Task details: Write out the material again exactly, please, and omit the pictures.

Information supplied:
--- --- ---
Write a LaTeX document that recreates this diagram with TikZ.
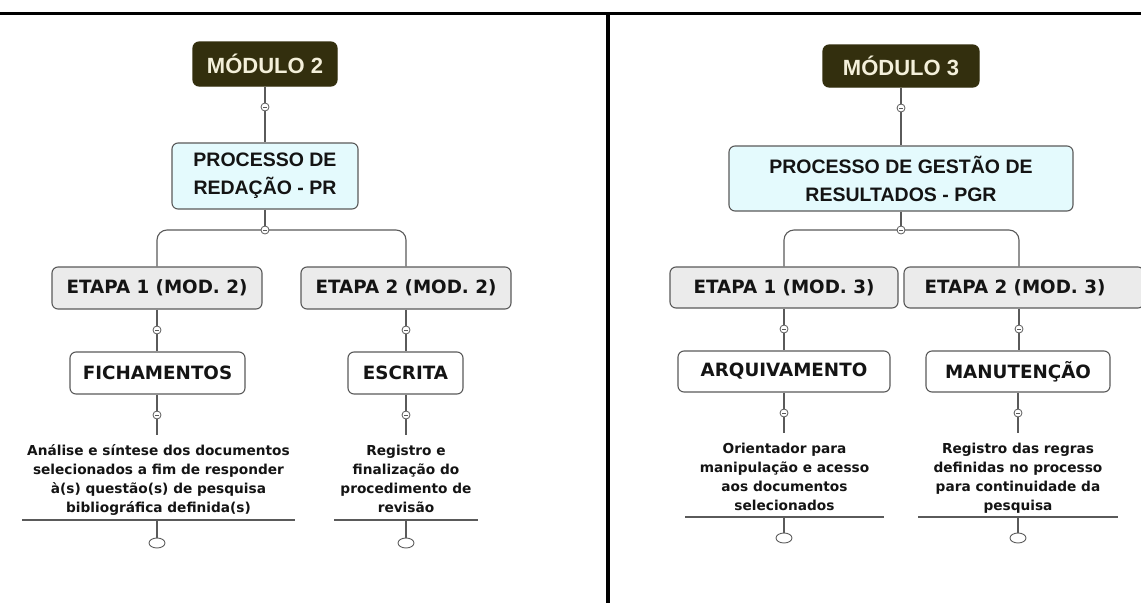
\documentclass[tikz,border=0pt]{standalone}
\usepackage{fontspec}
\usetikzlibrary{shapes.geometric}
\newfontfamily\titlefont{Liberation Sans}
\newfontfamily\verd{DejaVu Sans}
\definecolor{darkbox}{HTML}{332F0E}
\definecolor{titletext}{HTML}{F4F0DA}
\definecolor{cyanfill}{HTML}{E4FAFD}
\definecolor{grayfill}{HTML}{EBEBEB}
\definecolor{linegray}{HTML}{5A5A5A}
\definecolor{txt}{HTML}{141414}
\tikzset{
  mbox/.style={rounded corners=6pt, draw=linegray, line width=1.1pt, align=center, inner sep=0pt, text=txt},
  modbox/.style={mbox, fill=darkbox, draw=darkbox, text=titletext, font=\titlefont\bfseries\fontsize{22}{26}\selectfont},
  procbox/.style={mbox, fill=cyanfill, font=\titlefont\bfseries\fontsize{19.5}{28}\selectfont},
  etapabox/.style={mbox, fill=grayfill, font=\verd\bfseries\fontsize{18.3}{22}\selectfont},
  subbox/.style={mbox, fill=white, font=\verd\bfseries\fontsize{18.3}{22}\selectfont},
  desc/.style={align=center, inner sep=0pt, anchor=south, text=txt, font=\verd\bfseries\fontsize{13.7}{19}\selectfont},
  conn/.style={draw=linegray, line width=1.1pt},
  knob/.style={circle, draw=linegray, fill=white, line width=0.8pt, minimum size=8pt, inner sep=0pt,
    path picture={\draw[linegray, line width=0.6pt] ([xshift=-2pt]path picture bounding box.center) -- ([xshift=2pt]path picture bounding box.center);}},
  endoval/.style={ellipse, draw=linegray, fill=white, line width=0.9pt, minimum width=16pt, minimum height=10pt, inner sep=0pt},
  frame/.style={draw=black}
}
\begin{document}
\begin{tikzpicture}[x=1pt,y=-1pt]
\useasboundingbox (0,0) rectangle (1141,603);
\fill[white] (0,0) rectangle (1141,603);
% frame lines
\coordinate (fl) at (0,13.5);
\coordinate (fr) at (1141,13.5);
\coordinate (ft) at (608,13.5);
\coordinate (fb) at (608,603);
\draw[frame, line width=3.5pt] (fl) -- (fr);
\draw[frame, line width=3.5pt] (ft) -- (fb);

% ===== Left panel =====
\node[modbox, minimum width=144pt, minimum height=44pt] (m2) at (265,64) {MÓDULO 2};
\node[procbox, minimum width=186pt, minimum height=66pt] (pr) at (265,176) {PROCESSO DE\\REDAÇÃO - PR};
\node[etapabox, minimum width=210pt, minimum height=42pt] (e1) at (157,288) {ETAPA 1 (MOD. 2)};
\node[etapabox, minimum width=210pt, minimum height=42pt] (e2) at (406,288) {ETAPA 2 (MOD. 2)};
\node[subbox, minimum width=175pt, minimum height=42pt] (f1) at (157.5,373) {FICHAMENTOS};
\node[subbox, minimum width=115pt, minimum height=42pt] (f2) at (405.5,373) {ESCRITA};
\node[desc] (d1) at (158.5,518) {Análise e síntese dos documentos\\selecionados a fim de responder\\à(s) questão(s) de pesquisa\\bibliográfica definida(s)\strut};
\node[desc] (d2) at (406,518) {Registro e\\finalização do\\procedimento de\\revisão\strut};
\coordinate (ul1a) at (22,520);
\coordinate (ul1b) at (295,520);
\coordinate (um1) at (157,520);
\coordinate (ul2a) at (334,520);
\coordinate (ul2b) at (478,520);
\coordinate (um2) at (406,520);
\coordinate (j1) at (265,230);

\draw[conn] (m2.south) -- (pr.north);
\draw[conn] (pr.south) -- (j1);
\draw[conn, rounded corners=10pt] (j1) -| (e1.north);
\draw[conn, rounded corners=10pt] (j1) -| (e2.north);
\draw[conn] (e1.south) -- (f1.north -| e1.south);
\draw[conn] (e2.south) -- (f2.north -| e2.south);
\draw[conn] (f1.south -| um1) -- (157,435);
\draw[conn] (f2.south -| um2) -- (406,435);
\draw[conn] (ul1a) -- (ul1b);
\draw[conn] (ul2a) -- (ul2b);
\node[endoval] (o1) at (157,543) {};
\node[endoval] (o2) at (406,543) {};
\draw[conn] (um1) -- (o1.north);
\draw[conn] (um2) -- (o2.north);
\node[knob] (k1) at (265,107) {};
\node[knob] (kj1) at (j1) {};
\node[knob] (k2) at (157,330) {};
\node[knob] (k3) at (406,330) {};
\node[knob] (k4) at (157,415) {};
\node[knob] (k5) at (406,415) {};

% ===== Right panel =====
\node[modbox, minimum width=156pt, minimum height=42pt] (m3) at (901,66) {MÓDULO 3};
\node[procbox, minimum width=344pt, minimum height=65pt] (pgr) at (901,178.5) {PROCESSO DE GESTÃO DE\\RESULTADOS - PGR};
\node[etapabox, minimum width=228pt, minimum height=41pt] (e13) at (784,287.5) {ETAPA 1 (MOD. 3)};
\node[etapabox, minimum width=240pt, minimum height=41pt] (e23) at (1024,287.5) {\hspace*{-18pt}ETAPA 2 (MOD. 3)};
\node[subbox, minimum width=212pt, minimum height=41pt] (arq) at (784,371.5) {ARQUIVAMENTO};
\node[subbox, minimum width=184pt, minimum height=41pt] (man) at (1018,371.5) {MANUTENÇÃO};
\node[desc] (d3) at (784.5,516) {Orientador para\\manipulação e acesso\\aos documentos\\selecionados\strut};
\node[desc] (d4) at (1018,516) {Registro das regras\\definidas no processo\\para continuidade da\\pesquisa\strut};
\coordinate (j2) at (901,230);
\coordinate (e23top) at ([xshift=-5pt]e23.north);
\coordinate (ul3a) at (685,517);
\coordinate (ul3b) at (884,517);
\coordinate (um3) at (784,517);
\coordinate (ul4a) at (918,517);
\coordinate (ul4b) at (1118,517);
\coordinate (um4) at (1018,517);

\draw[conn] (m3.south) -- (pgr.north);
\draw[conn] (pgr.south) -- (j2);
\draw[conn, rounded corners=10pt] (j2) -| (e13.north);
\draw[conn, rounded corners=10pt] (j2) -| (e23top);
\draw[conn] (e13.south) -- (arq.north -| e13.south);
\draw[conn] (e23top |- e23.south) -- (e23top |- man.north);
\draw[conn] (arq.south -| um3) -- (784,433);
\draw[conn] (man.south -| um4) -- (1018,433);
\draw[conn] (ul3a) -- (ul3b);
\draw[conn] (ul4a) -- (ul4b);
\node[endoval] (o3) at (784,538) {};
\node[endoval] (o4) at (1018,538) {};
\draw[conn] (um3) -- (o3.north);
\draw[conn] (um4) -- (o4.north);
\node[knob] (k6) at (901,108) {};
\node[knob] (kj2) at (j2) {};
\node[knob] (k7) at (784,329) {};
\node[knob] (k8) at (1019,329) {};
\node[knob] (k9) at (784,413) {};
\node[knob] (k10) at (1018,413) {};
\end{tikzpicture}
\end{document}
--- --- ---
Answer:
Write a LaTeX document that recreates this diagram with TikZ.
\documentclass[tikz,border=0pt]{standalone}
\usepackage{fontspec}
\usetikzlibrary{shapes.geometric}
\newfontfamily\titlefont{Liberation Sans}
\newfontfamily\verd{DejaVu Sans}
\definecolor{darkbox}{HTML}{332F0E}
\definecolor{titletext}{HTML}{F4F0DA}
\definecolor{cyanfill}{HTML}{E4FAFD}
\definecolor{grayfill}{HTML}{EBEBEB}
\definecolor{linegray}{HTML}{5A5A5A}
\definecolor{txt}{HTML}{141414}
\tikzset{
  mbox/.style={rounded corners=6pt, draw=linegray, line width=1.1pt, align=center, inner sep=0pt, text=txt},
  modbox/.style={mbox, fill=darkbox, draw=darkbox, text=titletext, font=\titlefont\bfseries\fontsize{22}{26}\selectfont},
  procbox/.style={mbox, fill=cyanfill, font=\titlefont\bfseries\fontsize{19.5}{28}\selectfont},
  etapabox/.style={mbox, fill=grayfill, font=\verd\bfseries\fontsize{18.3}{22}\selectfont},
  subbox/.style={mbox, fill=white, font=\verd\bfseries\fontsize{18.3}{22}\selectfont},
  desc/.style={align=center, inner sep=0pt, anchor=south, text=txt, font=\verd\bfseries\fontsize{13.7}{19}\selectfont},
  conn/.style={draw=linegray, line width=1.1pt},
  knob/.style={circle, draw=linegray, fill=white, line width=0.8pt, minimum size=8pt, inner sep=0pt,
    path picture={\draw[linegray, line width=0.6pt] ([xshift=-2pt]path picture bounding box.center) -- ([xshift=2pt]path picture bounding box.center);}},
  endoval/.style={ellipse, draw=linegray, fill=white, line width=0.9pt, minimum width=16pt, minimum height=10pt, inner sep=0pt},
  frame/.style={draw=black}
}
\begin{document}
\begin{tikzpicture}[x=1pt,y=-1pt]
\useasboundingbox (0,0) rectangle (1141,603);
\fill[white] (0,0) rectangle (1141,603);
% frame lines
\coordinate (fl) at (0,13.5);
\coordinate (fr) at (1141,13.5);
\coordinate (ft) at (608,13.5);
\coordinate (fb) at (608,603);
\draw[frame, line width=3.5pt] (fl) -- (fr);
\draw[frame, line width=3.5pt] (ft) -- (fb);

% ===== Left panel =====
\node[modbox, minimum width=144pt, minimum height=44pt] (m2) at (265,64) {MÓDULO 2};
\node[procbox, minimum width=186pt, minimum height=66pt] (pr) at (265,176) {PROCESSO DE\\REDAÇÃO - PR};
\node[etapabox, minimum width=210pt, minimum height=42pt] (e1) at (157,288) {ETAPA 1 (MOD. 2)};
\node[etapabox, minimum width=210pt, minimum height=42pt] (e2) at (406,288) {ETAPA 2 (MOD. 2)};
\node[subbox, minimum width=175pt, minimum height=42pt] (f1) at (157.5,373) {FICHAMENTOS};
\node[subbox, minimum width=115pt, minimum height=42pt] (f2) at (405.5,373) {ESCRITA};
\node[desc] (d1) at (158.5,518) {Análise e síntese dos documentos\\selecionados a fim de responder\\à(s) questão(s) de pesquisa\\bibliográfica definida(s)\strut};
\node[desc] (d2) at (406,518) {Registro e\\finalização do\\procedimento de\\revisão\strut};
\coordinate (ul1a) at (22,520);
\coordinate (ul1b) at (295,520);
\coordinate (um1) at (157,520);
\coordinate (ul2a) at (334,520);
\coordinate (ul2b) at (478,520);
\coordinate (um2) at (406,520);
\coordinate (j1) at (265,230);

\draw[conn] (m2.south) -- (pr.north);
\draw[conn] (pr.south) -- (j1);
\draw[conn, rounded corners=10pt] (j1) -| (e1.north);
\draw[conn, rounded corners=10pt] (j1) -| (e2.north);
\draw[conn] (e1.south) -- (f1.north -| e1.south);
\draw[conn] (e2.south) -- (f2.north -| e2.south);
\draw[conn] (f1.south -| um1) -- (157,435);
\draw[conn] (f2.south -| um2) -- (406,435);
\draw[conn] (ul1a) -- (ul1b);
\draw[conn] (ul2a) -- (ul2b);
\node[endoval] (o1) at (157,543) {};
\node[endoval] (o2) at (406,543) {};
\draw[conn] (um1) -- (o1.north);
\draw[conn] (um2) -- (o2.north);
\node[knob] (k1) at (265,107) {};
\node[knob] (kj1) at (j1) {};
\node[knob] (k2) at (157,330) {};
\node[knob] (k3) at (406,330) {};
\node[knob] (k4) at (157,415) {};
\node[knob] (k5) at (406,415) {};

% ===== Right panel =====
\node[modbox, minimum width=156pt, minimum height=42pt] (m3) at (901,66) {MÓDULO 3};
\node[procbox, minimum width=344pt, minimum height=65pt] (pgr) at (901,178.5) {PROCESSO DE GESTÃO DE\\RESULTADOS - PGR};
\node[etapabox, minimum width=228pt, minimum height=41pt] (e13) at (784,287.5) {ETAPA 1 (MOD. 3)};
\node[etapabox, minimum width=240pt, minimum height=41pt] (e23) at (1024,287.5) {\hspace*{-18pt}ETAPA 2 (MOD. 3)};
\node[subbox, minimum width=212pt, minimum height=41pt] (arq) at (784,371.5) {ARQUIVAMENTO};
\node[subbox, minimum width=184pt, minimum height=41pt] (man) at (1018,371.5) {MANUTENÇÃO};
\node[desc] (d3) at (784.5,516) {Orientador para\\manipulação e acesso\\aos documentos\\selecionados\strut};
\node[desc] (d4) at (1018,516) {Registro das regras\\definidas no processo\\para continuidade da\\pesquisa\strut};
\coordinate (j2) at (901,230);
\coordinate (e23top) at ([xshift=-5pt]e23.north);
\coordinate (ul3a) at (685,517);
\coordinate (ul3b) at (884,517);
\coordinate (um3) at (784,517);
\coordinate (ul4a) at (918,517);
\coordinate (ul4b) at (1118,517);
\coordinate (um4) at (1018,517);

\draw[conn] (m3.south) -- (pgr.north);
\draw[conn] (pgr.south) -- (j2);
\draw[conn, rounded corners=10pt] (j2) -| (e13.north);
\draw[conn, rounded corners=10pt] (j2) -| (e23top);
\draw[conn] (e13.south) -- (arq.north -| e13.south);
\draw[conn] (e23top |- e23.south) -- (e23top |- man.north);
\draw[conn] (arq.south -| um3) -- (784,433);
\draw[conn] (man.south -| um4) -- (1018,433);
\draw[conn] (ul3a) -- (ul3b);
\draw[conn] (ul4a) -- (ul4b);
\node[endoval] (o3) at (784,538) {};
\node[endoval] (o4) at (1018,538) {};
\draw[conn] (um3) -- (o3.north);
\draw[conn] (um4) -- (o4.north);
\node[knob] (k6) at (901,108) {};
\node[knob] (kj2) at (j2) {};
\node[knob] (k7) at (784,329) {};
\node[knob] (k8) at (1019,329) {};
\node[knob] (k9) at (784,413) {};
\node[knob] (k10) at (1018,413) {};
\end{tikzpicture}
\end{document}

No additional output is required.